Stored records:
<<<<

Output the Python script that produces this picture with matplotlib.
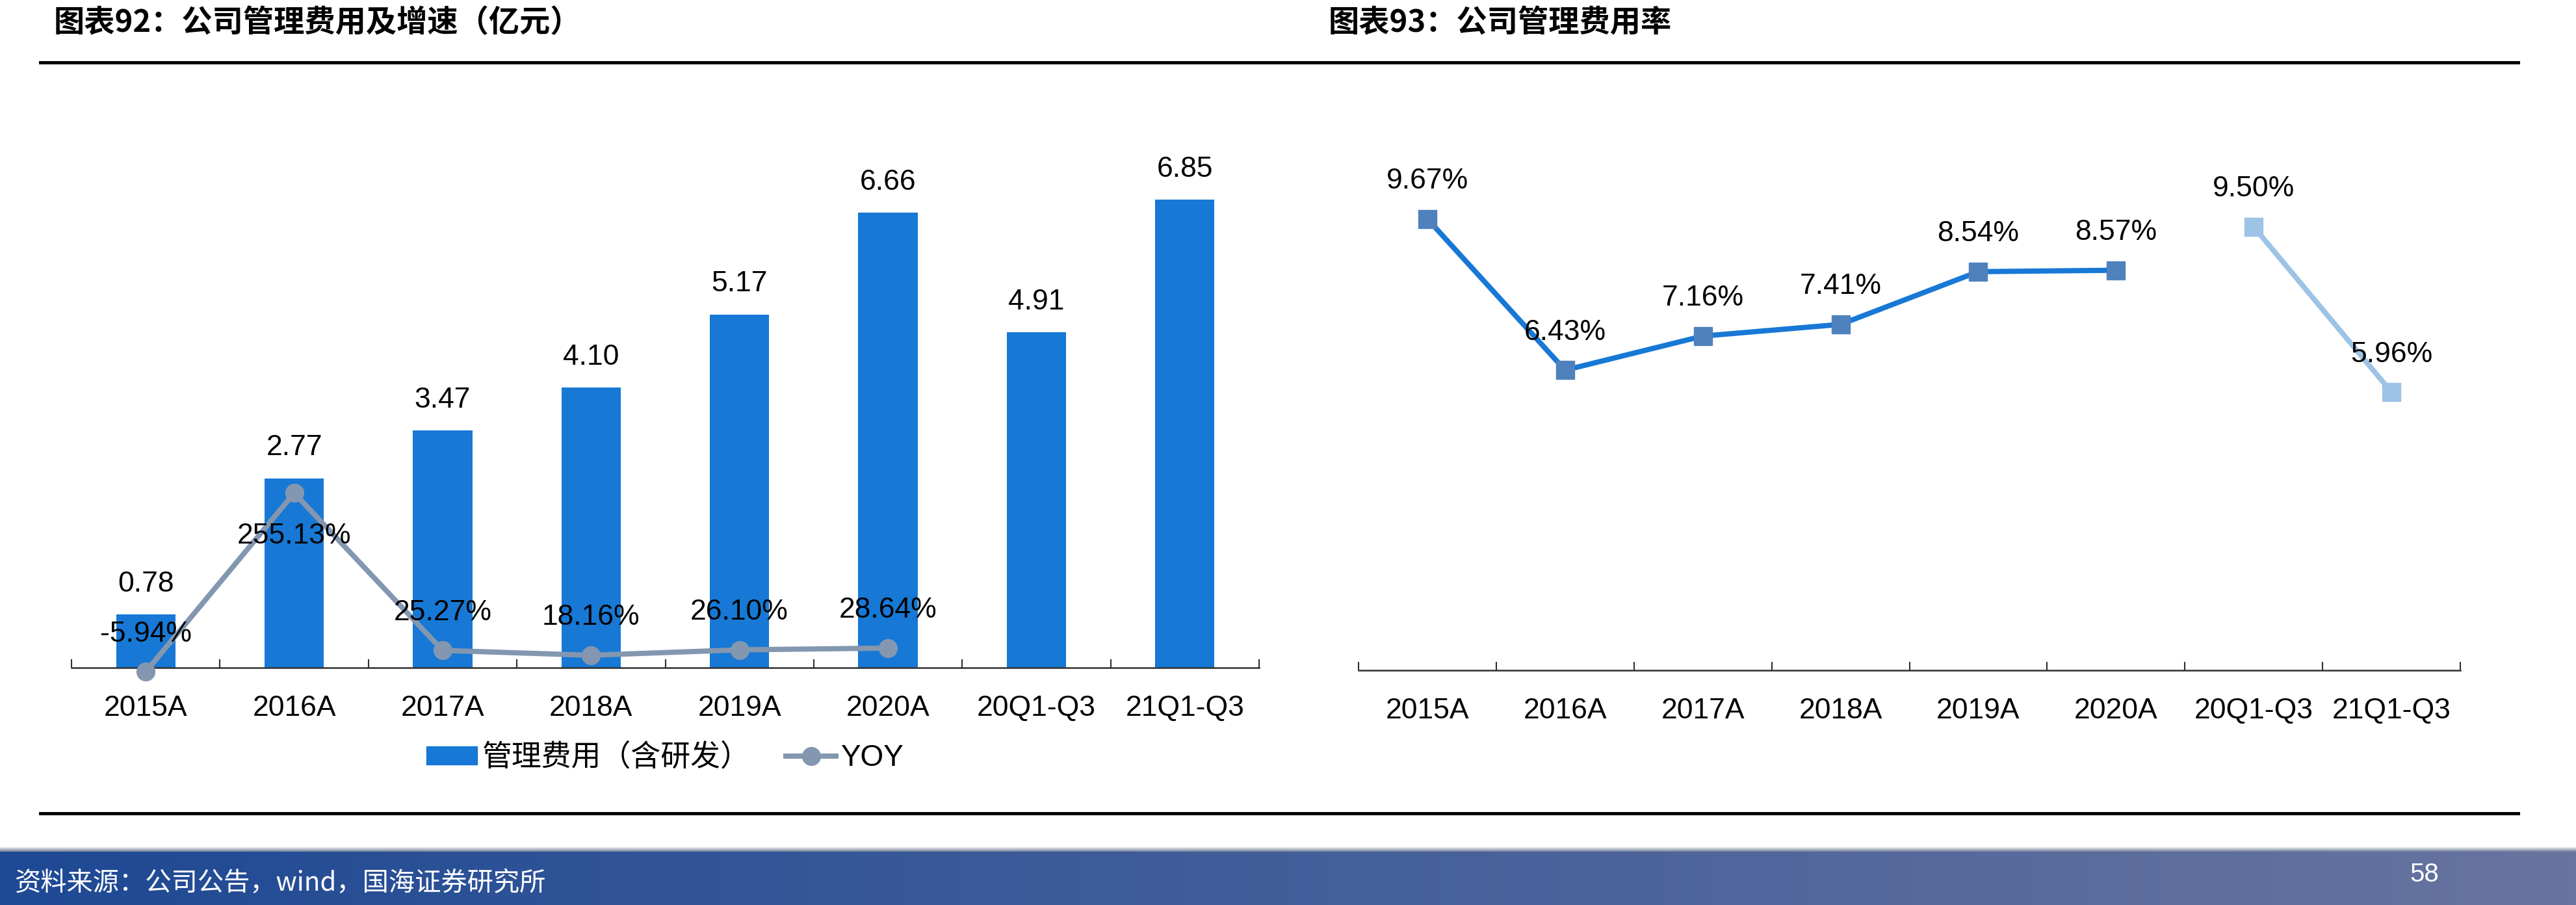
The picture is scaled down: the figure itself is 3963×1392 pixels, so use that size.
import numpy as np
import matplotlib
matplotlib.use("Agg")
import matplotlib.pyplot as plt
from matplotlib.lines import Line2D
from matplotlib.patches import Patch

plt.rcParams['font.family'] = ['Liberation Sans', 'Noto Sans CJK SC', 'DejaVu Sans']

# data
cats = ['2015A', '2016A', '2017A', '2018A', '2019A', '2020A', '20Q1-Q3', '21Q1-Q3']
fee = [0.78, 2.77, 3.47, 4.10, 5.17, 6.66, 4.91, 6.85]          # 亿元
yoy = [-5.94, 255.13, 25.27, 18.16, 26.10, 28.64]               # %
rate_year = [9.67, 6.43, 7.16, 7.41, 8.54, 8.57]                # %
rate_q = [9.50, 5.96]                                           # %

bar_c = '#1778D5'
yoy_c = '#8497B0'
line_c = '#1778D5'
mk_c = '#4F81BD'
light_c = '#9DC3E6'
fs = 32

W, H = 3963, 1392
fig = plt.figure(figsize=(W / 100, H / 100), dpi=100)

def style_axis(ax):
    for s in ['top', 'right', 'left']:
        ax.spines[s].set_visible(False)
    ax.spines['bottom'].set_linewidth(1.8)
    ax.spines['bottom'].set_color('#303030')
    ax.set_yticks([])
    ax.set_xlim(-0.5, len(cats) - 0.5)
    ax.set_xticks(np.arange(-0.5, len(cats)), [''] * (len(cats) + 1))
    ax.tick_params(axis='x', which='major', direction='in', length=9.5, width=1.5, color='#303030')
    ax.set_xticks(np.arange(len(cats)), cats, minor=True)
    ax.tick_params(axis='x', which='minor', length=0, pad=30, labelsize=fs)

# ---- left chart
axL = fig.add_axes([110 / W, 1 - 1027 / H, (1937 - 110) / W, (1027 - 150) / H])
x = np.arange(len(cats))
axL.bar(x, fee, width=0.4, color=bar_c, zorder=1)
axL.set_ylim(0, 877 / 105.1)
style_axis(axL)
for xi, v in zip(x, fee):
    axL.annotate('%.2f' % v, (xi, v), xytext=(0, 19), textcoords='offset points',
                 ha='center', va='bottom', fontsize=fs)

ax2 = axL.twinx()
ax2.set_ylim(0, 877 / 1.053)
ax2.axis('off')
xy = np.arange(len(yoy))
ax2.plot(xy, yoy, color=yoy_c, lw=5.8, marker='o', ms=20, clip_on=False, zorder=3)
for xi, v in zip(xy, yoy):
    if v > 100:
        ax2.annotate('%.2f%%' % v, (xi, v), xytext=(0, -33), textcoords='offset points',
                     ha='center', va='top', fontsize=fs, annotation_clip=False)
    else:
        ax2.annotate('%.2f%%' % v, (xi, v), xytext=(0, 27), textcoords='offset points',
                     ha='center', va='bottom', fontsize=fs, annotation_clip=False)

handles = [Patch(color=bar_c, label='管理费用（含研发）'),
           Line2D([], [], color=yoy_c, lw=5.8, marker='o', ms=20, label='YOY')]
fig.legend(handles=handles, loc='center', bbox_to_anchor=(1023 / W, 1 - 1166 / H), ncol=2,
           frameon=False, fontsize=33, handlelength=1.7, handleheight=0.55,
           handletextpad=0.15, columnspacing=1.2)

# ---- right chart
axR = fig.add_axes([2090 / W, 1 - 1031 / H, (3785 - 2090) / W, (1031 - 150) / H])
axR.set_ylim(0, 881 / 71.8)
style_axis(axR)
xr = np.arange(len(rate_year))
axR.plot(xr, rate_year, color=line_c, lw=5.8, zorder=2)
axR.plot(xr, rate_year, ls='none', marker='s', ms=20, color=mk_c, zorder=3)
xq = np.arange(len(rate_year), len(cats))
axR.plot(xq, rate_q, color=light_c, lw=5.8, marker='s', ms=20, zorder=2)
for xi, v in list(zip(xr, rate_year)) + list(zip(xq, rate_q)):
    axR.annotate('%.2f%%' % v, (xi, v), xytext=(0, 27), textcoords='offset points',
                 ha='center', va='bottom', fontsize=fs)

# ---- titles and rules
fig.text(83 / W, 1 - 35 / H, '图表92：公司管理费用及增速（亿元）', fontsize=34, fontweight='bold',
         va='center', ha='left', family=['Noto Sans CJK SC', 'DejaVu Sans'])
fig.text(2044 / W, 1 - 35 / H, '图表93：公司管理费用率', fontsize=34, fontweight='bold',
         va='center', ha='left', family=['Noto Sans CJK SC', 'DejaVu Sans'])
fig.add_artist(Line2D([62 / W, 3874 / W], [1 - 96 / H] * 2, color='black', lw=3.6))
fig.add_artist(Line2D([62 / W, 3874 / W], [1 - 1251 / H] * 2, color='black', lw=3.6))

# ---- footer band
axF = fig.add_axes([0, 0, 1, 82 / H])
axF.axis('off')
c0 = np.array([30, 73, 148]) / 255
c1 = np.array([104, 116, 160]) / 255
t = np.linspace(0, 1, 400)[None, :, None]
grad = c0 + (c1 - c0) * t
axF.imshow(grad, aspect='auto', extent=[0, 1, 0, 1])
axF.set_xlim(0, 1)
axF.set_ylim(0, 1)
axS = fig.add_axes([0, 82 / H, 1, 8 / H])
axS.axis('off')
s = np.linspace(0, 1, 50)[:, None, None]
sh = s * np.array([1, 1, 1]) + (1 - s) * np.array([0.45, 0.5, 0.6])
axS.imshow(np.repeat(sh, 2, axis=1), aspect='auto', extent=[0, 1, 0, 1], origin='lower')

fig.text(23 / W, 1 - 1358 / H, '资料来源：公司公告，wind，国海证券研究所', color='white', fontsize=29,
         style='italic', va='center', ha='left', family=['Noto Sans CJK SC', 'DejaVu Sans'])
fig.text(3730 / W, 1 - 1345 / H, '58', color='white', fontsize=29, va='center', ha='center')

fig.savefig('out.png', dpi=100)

>>>>
<<<<

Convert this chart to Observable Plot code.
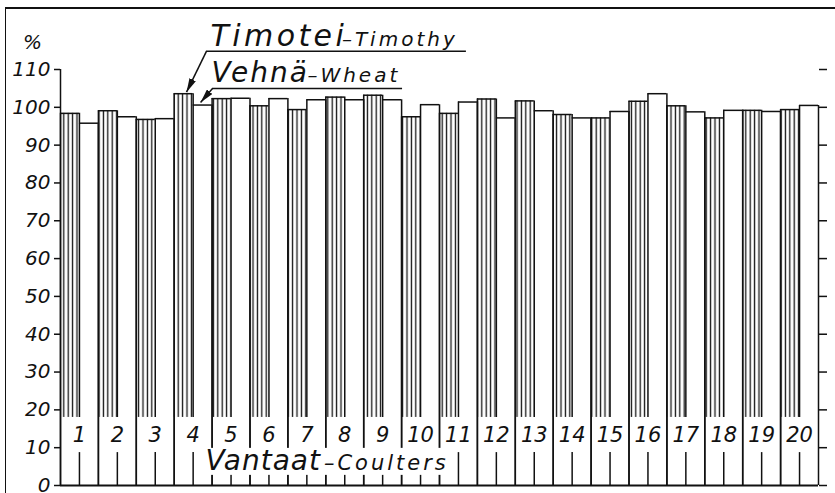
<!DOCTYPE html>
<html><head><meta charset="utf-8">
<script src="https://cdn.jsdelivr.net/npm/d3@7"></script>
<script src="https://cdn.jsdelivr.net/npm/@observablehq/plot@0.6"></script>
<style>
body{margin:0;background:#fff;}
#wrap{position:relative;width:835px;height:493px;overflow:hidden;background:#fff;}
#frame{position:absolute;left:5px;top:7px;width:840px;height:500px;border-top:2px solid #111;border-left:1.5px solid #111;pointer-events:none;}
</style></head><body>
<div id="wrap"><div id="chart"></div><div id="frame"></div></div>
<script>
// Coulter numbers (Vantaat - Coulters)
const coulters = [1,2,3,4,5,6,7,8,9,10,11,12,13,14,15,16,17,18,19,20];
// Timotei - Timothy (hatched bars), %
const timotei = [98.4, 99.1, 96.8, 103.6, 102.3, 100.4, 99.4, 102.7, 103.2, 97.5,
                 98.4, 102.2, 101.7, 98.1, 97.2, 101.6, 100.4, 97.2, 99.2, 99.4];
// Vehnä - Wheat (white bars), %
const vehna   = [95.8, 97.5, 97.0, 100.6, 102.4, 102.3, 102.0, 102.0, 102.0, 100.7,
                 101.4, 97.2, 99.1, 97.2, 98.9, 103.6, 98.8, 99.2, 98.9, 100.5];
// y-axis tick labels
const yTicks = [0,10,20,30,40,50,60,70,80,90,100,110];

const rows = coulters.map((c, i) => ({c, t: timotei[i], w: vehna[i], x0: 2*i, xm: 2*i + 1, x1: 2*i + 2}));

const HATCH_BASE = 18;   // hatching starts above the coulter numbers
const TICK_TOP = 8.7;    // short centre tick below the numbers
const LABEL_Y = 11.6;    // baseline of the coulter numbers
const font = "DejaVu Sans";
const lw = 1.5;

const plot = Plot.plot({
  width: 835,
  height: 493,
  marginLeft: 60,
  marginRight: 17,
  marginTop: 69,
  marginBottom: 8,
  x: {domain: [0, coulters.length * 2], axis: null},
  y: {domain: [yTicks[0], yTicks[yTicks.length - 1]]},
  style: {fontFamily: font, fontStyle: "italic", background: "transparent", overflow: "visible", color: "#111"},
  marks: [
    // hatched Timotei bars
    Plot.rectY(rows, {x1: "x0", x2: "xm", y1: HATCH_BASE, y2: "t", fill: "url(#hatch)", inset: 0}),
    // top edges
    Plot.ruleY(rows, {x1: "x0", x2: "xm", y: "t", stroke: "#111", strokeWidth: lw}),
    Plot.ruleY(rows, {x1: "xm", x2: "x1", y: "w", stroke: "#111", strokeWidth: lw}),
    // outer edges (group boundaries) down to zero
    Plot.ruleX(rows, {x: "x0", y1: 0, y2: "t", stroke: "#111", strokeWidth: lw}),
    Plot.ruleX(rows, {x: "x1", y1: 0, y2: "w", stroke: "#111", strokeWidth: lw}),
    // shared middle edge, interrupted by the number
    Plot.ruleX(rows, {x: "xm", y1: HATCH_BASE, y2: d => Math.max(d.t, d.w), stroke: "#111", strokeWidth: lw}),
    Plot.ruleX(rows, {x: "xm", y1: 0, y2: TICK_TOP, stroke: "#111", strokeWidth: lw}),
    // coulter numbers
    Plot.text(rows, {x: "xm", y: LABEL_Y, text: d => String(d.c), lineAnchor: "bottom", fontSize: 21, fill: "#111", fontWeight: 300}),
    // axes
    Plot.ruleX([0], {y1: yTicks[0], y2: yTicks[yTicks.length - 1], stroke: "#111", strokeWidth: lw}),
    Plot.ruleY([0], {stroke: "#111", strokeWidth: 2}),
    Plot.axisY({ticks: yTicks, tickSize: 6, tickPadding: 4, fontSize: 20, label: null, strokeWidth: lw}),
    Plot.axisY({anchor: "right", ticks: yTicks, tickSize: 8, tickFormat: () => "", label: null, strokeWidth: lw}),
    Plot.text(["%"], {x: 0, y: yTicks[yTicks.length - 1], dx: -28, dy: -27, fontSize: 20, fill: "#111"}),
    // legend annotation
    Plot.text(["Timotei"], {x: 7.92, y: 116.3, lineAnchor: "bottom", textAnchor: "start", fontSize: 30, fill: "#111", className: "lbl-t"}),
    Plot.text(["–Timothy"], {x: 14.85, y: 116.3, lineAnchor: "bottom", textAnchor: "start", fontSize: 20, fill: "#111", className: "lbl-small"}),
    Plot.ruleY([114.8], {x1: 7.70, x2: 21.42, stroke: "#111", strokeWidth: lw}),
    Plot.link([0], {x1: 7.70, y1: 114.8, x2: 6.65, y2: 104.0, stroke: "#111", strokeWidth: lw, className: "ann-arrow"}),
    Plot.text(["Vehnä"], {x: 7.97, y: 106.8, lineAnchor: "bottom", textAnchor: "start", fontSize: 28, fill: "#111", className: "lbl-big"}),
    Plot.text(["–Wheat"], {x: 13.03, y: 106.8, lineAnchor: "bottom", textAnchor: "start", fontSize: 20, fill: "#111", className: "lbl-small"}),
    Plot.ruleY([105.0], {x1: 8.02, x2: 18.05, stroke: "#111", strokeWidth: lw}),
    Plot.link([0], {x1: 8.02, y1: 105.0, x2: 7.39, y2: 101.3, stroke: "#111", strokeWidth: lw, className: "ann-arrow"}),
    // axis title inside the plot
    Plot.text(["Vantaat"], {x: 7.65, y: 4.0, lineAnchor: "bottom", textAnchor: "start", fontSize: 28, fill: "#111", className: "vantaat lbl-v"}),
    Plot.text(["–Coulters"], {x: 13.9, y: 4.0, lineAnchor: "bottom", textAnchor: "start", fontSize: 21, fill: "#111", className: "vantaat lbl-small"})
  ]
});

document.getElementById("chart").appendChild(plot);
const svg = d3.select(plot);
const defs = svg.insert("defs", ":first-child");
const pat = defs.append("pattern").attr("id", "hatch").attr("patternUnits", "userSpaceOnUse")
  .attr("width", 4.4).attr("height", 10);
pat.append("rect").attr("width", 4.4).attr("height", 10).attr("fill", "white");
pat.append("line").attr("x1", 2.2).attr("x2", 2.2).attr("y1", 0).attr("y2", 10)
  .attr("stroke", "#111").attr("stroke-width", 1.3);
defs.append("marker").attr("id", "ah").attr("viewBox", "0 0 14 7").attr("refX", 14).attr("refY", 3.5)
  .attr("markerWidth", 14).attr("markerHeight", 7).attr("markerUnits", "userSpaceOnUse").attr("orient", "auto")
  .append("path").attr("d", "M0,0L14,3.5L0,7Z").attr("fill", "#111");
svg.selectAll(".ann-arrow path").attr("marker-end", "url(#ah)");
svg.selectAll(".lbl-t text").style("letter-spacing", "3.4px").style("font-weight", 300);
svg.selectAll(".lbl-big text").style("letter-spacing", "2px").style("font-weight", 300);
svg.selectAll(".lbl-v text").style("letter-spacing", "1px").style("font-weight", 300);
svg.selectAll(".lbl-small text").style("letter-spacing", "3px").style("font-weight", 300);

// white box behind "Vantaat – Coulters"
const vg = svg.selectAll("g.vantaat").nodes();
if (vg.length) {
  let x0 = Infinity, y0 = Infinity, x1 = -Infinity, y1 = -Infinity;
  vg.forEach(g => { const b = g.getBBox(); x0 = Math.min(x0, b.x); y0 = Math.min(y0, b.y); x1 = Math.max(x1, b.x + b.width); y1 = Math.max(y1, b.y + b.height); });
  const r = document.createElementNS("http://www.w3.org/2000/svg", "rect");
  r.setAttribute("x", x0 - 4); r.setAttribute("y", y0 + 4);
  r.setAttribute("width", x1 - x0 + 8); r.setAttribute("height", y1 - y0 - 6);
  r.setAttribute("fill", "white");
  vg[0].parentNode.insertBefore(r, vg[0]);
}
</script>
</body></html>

>>>>

Leave the pictures aside and restate exactly the lines from the one containing "Output the Python" to the one containing "length=0, pad=30, labelsize=fs)", those two lines included.

Output the Python script that produces this picture with matplotlib.
The picture is scaled down: the figure itself is 3963×1392 pixels, so use that size.
import numpy as np
import matplotlib
matplotlib.use("Agg")
import matplotlib.pyplot as plt
from matplotlib.lines import Line2D
from matplotlib.patches import Patch

plt.rcParams['font.family'] = ['Liberation Sans', 'Noto Sans CJK SC', 'DejaVu Sans']

# data
cats = ['2015A', '2016A', '2017A', '2018A', '2019A', '2020A', '20Q1-Q3', '21Q1-Q3']
fee = [0.78, 2.77, 3.47, 4.10, 5.17, 6.66, 4.91, 6.85]          # 亿元
yoy = [-5.94, 255.13, 25.27, 18.16, 26.10, 28.64]               # %
rate_year = [9.67, 6.43, 7.16, 7.41, 8.54, 8.57]                # %
rate_q = [9.50, 5.96]                                           # %

bar_c = '#1778D5'
yoy_c = '#8497B0'
line_c = '#1778D5'
mk_c = '#4F81BD'
light_c = '#9DC3E6'
fs = 32

W, H = 3963, 1392
fig = plt.figure(figsize=(W / 100, H / 100), dpi=100)

def style_axis(ax):
    for s in ['top', 'right', 'left']:
        ax.spines[s].set_visible(False)
    ax.spines['bottom'].set_linewidth(1.8)
    ax.spines['bottom'].set_color('#303030')
    ax.set_yticks([])
    ax.set_xlim(-0.5, len(cats) - 0.5)
    ax.set_xticks(np.arange(-0.5, len(cats)), [''] * (len(cats) + 1))
    ax.tick_params(axis='x', which='major', direction='in', length=9.5, width=1.5, color='#303030')
    ax.set_xticks(np.arange(len(cats)), cats, minor=True)
    ax.tick_params(axis='x', which='minor', length=0, pad=30, labelsize=fs)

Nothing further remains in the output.